Sunday, March 17, 2013

SPRING BREAKERS Review


We open to a sea of tanned, beautiful bodies with guys twirling beer pongs, girls with their tops off being sprayed with liquor, and it's all set to the thumping beat of Skrillex. Upon first watching, you might think you stumbled into a big screen version of "Girls Gone Wild." Not so fast. This may be spring break -- and the bros in your audience may be eating it up -- but it's also writer and director Harmony Korine's ("Trash Humpers," "Mister Lonely") ethereal, hypnotic and dreamlike "Spring Breakers," which serves up the stereotypical wet and wild party of college kids in Florida and takes a skewer to it.

He centers the story around four bored college girls, two of which were former Disney teen actresses, Selena Gomez and Vanessa Hudgens, next to Ashley Benson and Rachel Corine.
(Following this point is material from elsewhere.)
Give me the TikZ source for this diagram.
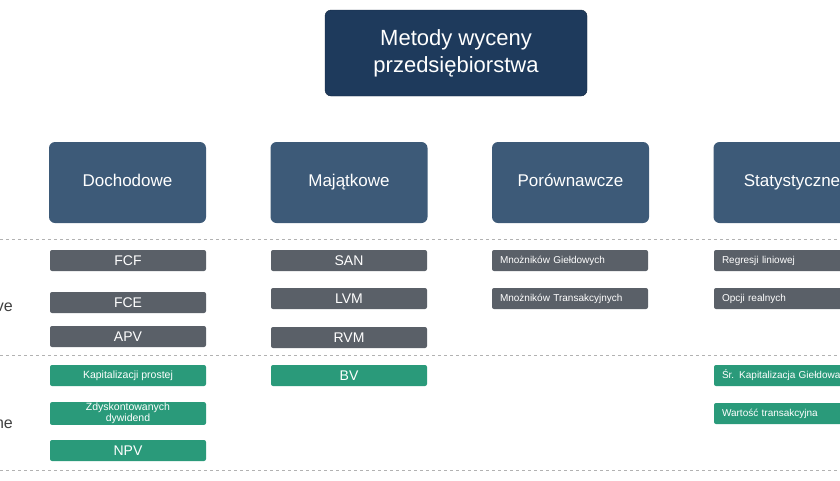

They are Faith, Candy, Brit and Cotty, and through a series of hazy, non-sequential scenes we piece together that they don't have enough money saved up to go on spring break. The solution? "Pretend it's a video game," one girl says to the group. "Act like it's a movie." And like that they're robbing a local chicken shack with a sledge hammer and squirt gun and on the bus to spring break.

"Spring Breakers" is also the alternative James Franco fare in theaters for those who don't want to see him pigeon-holed into his stifled "Oz" role. As a violent lunatic version of his stoner from "Pineapple Express," Franco's Alien is the type of character he should be playing. He's a white gangster rapper, wearing grills on his teeth and long cornrows, who bails the four girls out of jail after a party gets busted. He inherits them as his harem of women, and he their deranged prince charming. In a truly bizarre scene, he shows them his abode proclaiming, "Look at all my shit!" showing off his loads of cash, clothes and arsenal of weapons. Later he sits at a white piano and plays a rendition of Britney Spears' "Everytime," the girls fawning over his vapid caricature of success.

Guns are fetishised, and the fusion of sexuality and violence in Korine's vision creatures sultry out of malice. You're meant to cringe and squirm as he takes the youth American dream and pursuit of happiness to the ends of depravity, vanity and selfishness. The film is marked as a comedy, but you'll find any chuckles getting caught in your throat and turning into silent agape horror -- but you're also transfixed. The film's style is elliptical and nears a tonal poem. Phrases of dialogue are repeated, scenes flicker back and forth between past, present and future and the dreamscape -- photographed gorgeously by cinematographer Benoit Debie ("Enter The Void") -- is awash in neon lights. It's a beautiful dark fantasy that devolves into a disturbing nightmare.

Are these girls -- bikini-clad wearing pink ski masks and toting automatic weapons -- monsters, ignorant, privileged, clueless? Or are they a cog in the system of teenage adolescence looking for a reason to party and have fun? It's also Korine having fun with us as an audience in a trip that doesn't go down easy. It can't be considered a cautionary tale because it's too outrageous, but it does make you think. You certainly won't look at spring break the same way again.